While the inclusion of South Africa (SA) into the bloc of emerging powers then known as the BRIC took many economists by surprise, it was hardly surprising from an international relations and political science perspective. Jim O’ Neil, who initially coined the term BRIC, stated in an interview with South Africa’s Mail & Guardian newspaper (23 March 2012) that “South Africa has too small an economy. There are not many similarities with the other four countries in terms of the numbers. In fact, South Africa’s inclusion has somewhat weakened the group’s power.”

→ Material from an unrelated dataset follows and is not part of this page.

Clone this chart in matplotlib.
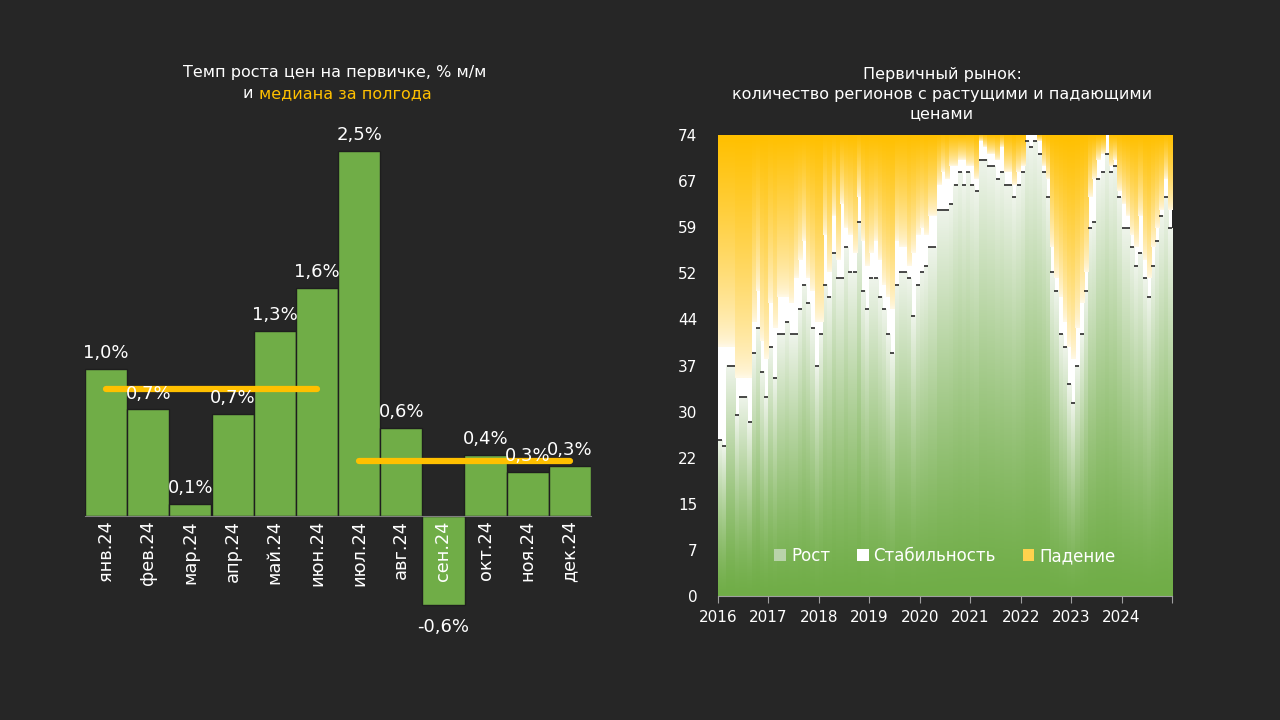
import numpy as np
import matplotlib.pyplot as plt
from matplotlib.patches import Patch

BG = '#262626'
GREEN = '#70AD47'
YELLOW = '#FFC000'

# левый график: темп роста цен на первичке, % м/м
months = ['янв.24', 'фев.24', 'мар.24', 'апр.24', 'май.24', 'июн.24',
          'июл.24', 'авг.24', 'сен.24', 'окт.24', 'ноя.24', 'дек.24']
price_growth = [1.01, 0.73, 0.08, 0.70, 1.27, 1.56,
                2.50, 0.60, -0.61, 0.42, 0.30, 0.34]

# правый график: число регионов (всего 74), помесячно 2016-2024
years = ['2016', '2017', '2018', '2019', '2020', '2021', '2022', '2023', '2024']
rost = [25, 24, 37, 37, 29, 32, 32, 28, 39, 43, 36, 32,
        40, 35, 42, 42, 44, 42, 42, 46, 50, 47, 43, 37,
        42, 50, 48, 55, 51, 51, 56, 52, 52, 60, 49, 46,
        51, 51, 48, 46, 42, 39, 50, 52, 52, 51, 45, 50,
        52, 53, 56, 56, 62, 62, 62, 63, 66, 68, 66, 68,
        66, 65, 70, 70, 69, 69, 67, 68, 66, 66, 64, 66,
        68, 73, 72, 73, 71, 68, 64, 52, 49, 42, 40, 34,
        31, 37, 42, 49, 59, 60, 67, 68, 71, 68, 69, 64,
        59, 59, 56, 53, 55, 51, 48, 53, 57, 61, 64, 59]
stab = [15, 16, 3, 3, 6, 3, 3, 7, 5, 6, 5, 6,
        7, 8, 6, 6, 4, 5, 9, 8, 7, 4, 6, 7,
        2, 8, 4, 6, 3, 12, 3, 6, 3, 4, 8, 7,
        4, 6, 6, 4, 6, 7, 7, 4, 4, 2, 10, 8,
        7, 5, 5, 5, 4, 6, 5, 6, 3, 2, 4, 1,
        3, 2, 3, 2, 2, 2, 3, 4, 2, 2, 2, 2,
        1, 1, 2, 1, 2, 1, 3, 4, 2, 6, 4, 6,
        7, 6, 5, 3, 5, 7, 3, 3, 3, 1, 1, 1,
        4, 2, 2, 3, 6, 3, 3, 3, 2, 1, 3, 3]
pad = [34, 34, 34, 34, 39, 39, 39, 39, 30, 25, 33, 36,
       27, 31, 26, 26, 26, 27, 23, 20, 17, 23, 25, 30,
       30, 16, 22, 13, 20, 11, 15, 16, 19, 10, 17, 21,
       19, 17, 20, 24, 26, 28, 17, 18, 18, 21, 19, 16,
       15, 16, 13, 13, 8, 6, 7, 5, 5, 4, 4, 5,
       5, 7, 1, 2, 3, 3, 4, 2, 6, 6, 8, 6,
       5, 0, 0, 0, 1, 5, 7, 18, 23, 26, 30, 34,
       36, 31, 27, 22, 10, 7, 4, 3, 0, 5, 4, 9,
       11, 13, 16, 18, 13, 20, 23, 18, 15, 12, 7, 12]
total_regions = 74


def to_rgb(hex_color):
    h = hex_color.lstrip('#')
    return np.array([int(h[i:i + 2], 16) / 255 for i in (0, 2, 4)])


def fill_gradient(ax, rect, c_bottom, c_top, power):
    """Заливает прямоугольник бара вертикальным градиентом."""
    h = rect.get_height()
    if h <= 0:
        return
    x0, y0, w = rect.get_x(), rect.get_y(), rect.get_width()
    t = np.linspace(0, 1, 80)[:, None, None]
    img = c_bottom + (c_top - c_bottom) * t ** power
    ax.imshow(img, extent=(x0, x0 + w, y0, y0 + h), origin='lower',
              aspect='auto', interpolation='bilinear', zorder=2)


plt.rcParams['font.family'] = ['DejaVu Sans']
fig = plt.figure(figsize=(12.8, 7.2), dpi=100, facecolor=BG)

# ---------- левый график ----------
ax1 = fig.add_axes([85 / 1280, 100 / 720, 506 / 1280, 490 / 720])
ax1.set_facecolor(BG)
x1 = np.arange(len(months))
ax1.bar(x1, price_growth, width=1.0, color=GREEN, edgecolor='#1e1e1e',
        linewidth=1.0, zorder=1)

med1 = np.median(price_growth[:6])
med2 = np.median(price_growth[6:])
ax1.plot([0, 5], [med1, med1], color=YELLOW, lw=4.5,
         solid_capstyle='round', zorder=3)
ax1.plot([6, 11], [med2, med2], color=YELLOW, lw=4.5,
         solid_capstyle='round', zorder=3)

for i, v in enumerate(price_growth):
    label = f'{v:.1f}%'.replace('.', ',')
    if v >= 0:
        ax1.annotate(label, (i, v), xytext=(0, 5), textcoords='offset points',
                     ha='center', va='bottom', color='white', fontsize=13,
                     zorder=5)
    else:
        ax1.annotate(label, (i, v), xytext=(0, -9), textcoords='offset points',
                     ha='center', va='top', color='white', fontsize=13,
                     zorder=5)

ax1.set_xlim(-0.5, 11.5)
ax1.set_ylim(-0.712, 2.644)
ax1.set_axisbelow(False)
ax1.spines['bottom'].set_position(('data', 0))
ax1.spines['bottom'].set_color('#808080')
for s in ('top', 'right', 'left'):
    ax1.spines[s].set_visible(False)
ax1.set_yticks([])
ax1.set_xticks(x1)
ax1.set_xticklabels(months, rotation=90, color='white', fontsize=12.8)
ax1.tick_params(axis='x', length=0, pad=3)

fig.text(183 / 1280, 1 - 72 / 720, 'Темп роста цен на первичке, % м/м',
         ha='left', va='center', color='white', fontsize=11.5)
fig.text(253 / 1280, 1 - 94 / 720, 'и', ha='right', va='center',
         color='white', fontsize=11.5)
fig.text(259 / 1280, 1 - 94 / 720, 'медиана за полгода', ha='left',
         va='center', color=YELLOW, fontsize=11.5)

# ---------- правый график ----------
ax2 = fig.add_axes([718 / 1280, 124 / 720, 454 / 1280, 461 / 720])
ax2.set_facecolor(BG)
x2 = np.arange(len(rost)) + 0.5
green_bars = ax2.bar(x2, rost, width=1.0, color='#A9CD93', linewidth=0,
                     zorder=1)
stab_bottom = np.array(rost)
ax2.bar(x2, stab, width=1.0, bottom=stab_bottom, color='white',
        linewidth=0, zorder=1)
pad_bottom = np.array(rost) + np.array(stab)
yellow_bars = ax2.bar(x2, pad, width=1.0, bottom=pad_bottom, color='#FFE08A',
                      linewidth=0, zorder=1)

g_bottom, g_top = to_rgb(GREEN), to_rgb('#EEF4EA')
y_bottom, y_top = to_rgb('#FFF8E4'), to_rgb(YELLOW)
for rect in green_bars:
    fill_gradient(ax2, rect, g_bottom, g_top, 1.3)
for rect in yellow_bars:
    fill_gradient(ax2, rect, y_bottom, y_top, 0.7)

ax2.plot(x2, rost, linestyle='none', marker='_', markersize=3.1,
         markeredgewidth=1.1, color='#1a1a1a', zorder=4)

ax2.set_xlim(0, len(rost))
ax2.set_ylim(0, total_regions)
yt = np.linspace(0, total_regions, 11)
ax2.set_yticks(yt)
ax2.set_yticklabels([f'{v:.0f}' for v in yt], color='white', fontsize=11)
ax2.tick_params(axis='y', length=0, pad=15)
ax2.set_xticks(np.arange(0, len(rost) + 1, 12))
ax2.set_xticklabels(years + [''], color='white', fontsize=11)
ax2.tick_params(axis='x', length=5, color='#a0a0a0', pad=5)
ax2.spines['bottom'].set_color('#a0a0a0')
for s in ('top', 'right', 'left'):
    ax2.spines[s].set_visible(False)

handles = [Patch(facecolor='#B9D3AA', label='Рост'),
           Patch(facecolor='white', label='Стабильность'),
           Patch(facecolor='#FFD24D', label='Падение')]
leg = ax2.legend(handles=handles, loc='lower center', ncol=3,
                 bbox_to_anchor=(0.5, 0.035), frameon=False,
                 labelcolor='white', fontsize=12, handlelength=0.7,
                 handleheight=0.7, handletextpad=0.3, columnspacing=1.6)
leg.set_zorder(6)

fig.text(942 / 1280, 1 - 94 / 720,
         'Первичный рынок:\nколичество регионов с растущими и падающими\nценами',
         ha='center', va='center', color='white', fontsize=11.5,
         linespacing=1.35)

fig.savefig('out.png', dpi=100, facecolor=BG)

Contrary to Jim O’ Neil’s statements, it is arguably the inclusion of South Africa into the group that both strengthened it and gave it the legitimacy it lacked before. Adhering to the principles of South-South Cooperation, the group had no claim to legitimacy without representation from the continent with the largest bloc of developing countries in the United Nations General Assembly. While South African diplomats and scholars have invoked the idea that South Africa brings the African Agenda to the table, it should be cautious to not overstate this point lest it had the opposite effect.
While few can argue with the fact that the post-apartheid South Africa has sought to play a constructive role in Africa as it pursues what Thabo Mbeki coined the “African Renaissance”, it should be careful to not intentionally or unintentionally project itself as the sole representative of a socially and politically diverse continent with over 1 billion people, 54 recognised nation states, and varying political interests.
In a recent article published by South Africa’s Business Day newspaper (November 4, 2013), Nigerian scholar Adekeye Adebajo cautions that “South Africa’s claim of exceptionalism does it a disservice”. These views cannot be taken lightly and South Africa’s foreign policy brains trust has to revisit the discourse that South Africa represents Africa’s interests in the international arena. This will only reinforce the idea in various African capitals of the exceptionalism referred to by Adebajo.
However, this should not prevent it from seeking and taking common positions on issues affecting the resurgent continent. Instead, taking common African or regional positions should be reserved for the appropriate structures such as the Southern African Development Community (SADC), the African Union (AU), or world bodies such as the United Nations (UN). An example is South Africa’s peace-building efforts in the Democratic Republic of Congo (DRC), where it has been working with regional and international partners and clearly has a broader mandate from the African Union and the United Nations. This could also include multilateral trade negotiations in the World Trade Organisation (WTO) where an Africa group has coalesced around similar interests.
While South Africa has certainly extended considerable amount of resources to Pan-African institutions such as the AU, the New Partnership for Africa’s Development (NEPAD), the Pan-African Parliament (PAP) , and been involved in peace negotiations in Zimbabwe, the DRC, and Burkina Faso, developments in the Central African Republic (CAR), where SA troops were attacked and forced to leave the country by rebel troops, revealed that Central African leaders were not pleased with the role played by the South African National Defence Force (SANDF). This was also the case when South Africa mediated in the civil conflict in Cote d’ Ivoire, where West African states saw themselves better positioned to lead the mediation.
The perception that South Africa “speaks for Africa” must thus be done away with. It merely reinforces the ideas of Cecil John Rhodes, who saw Africa north of the Limpopo as South Africa’s “natural hinterland”. It actually goes against the discourse of an “African Renaissance” and a “Rising Continent” able to stand on its own feet while unintentionally patronising increasingly confident nation states across Africa. Indeed, African nation states are quite capable of individually and collectively articulating their own interests and have consistently ranked among the top ten fastest growing economies over the past decade.
Against this backdrop, South Africa’s diplomacy must be unambiguous: like China, India, Brazil, and Russia, it primarily represents its own interests in global affairs although based on its geography, history and contemporary challenges it has a better understanding of the issues affecting the developing world. These aspects ensure that its interests are closer to those of its African peers, although not always identical. It must thus articulate an independent foreign policy rooted in its own values, history, and the welfare of its own people while ridding itself of the diplomatic myth that it somehow speaks for the entire continent. This is more likely to win the trust of sceptical nation states across the African continent.
(Philani Mthembu is a South African PhD Candidate at the Graduate School of Global Politics (GSGP) of the Freie Universitaet Berlin (FUB) and member of the Berlin Forum on Global Politics (BGoGP). His research is focused on on the rise of emerging powers as sources of development cooperation in Africa).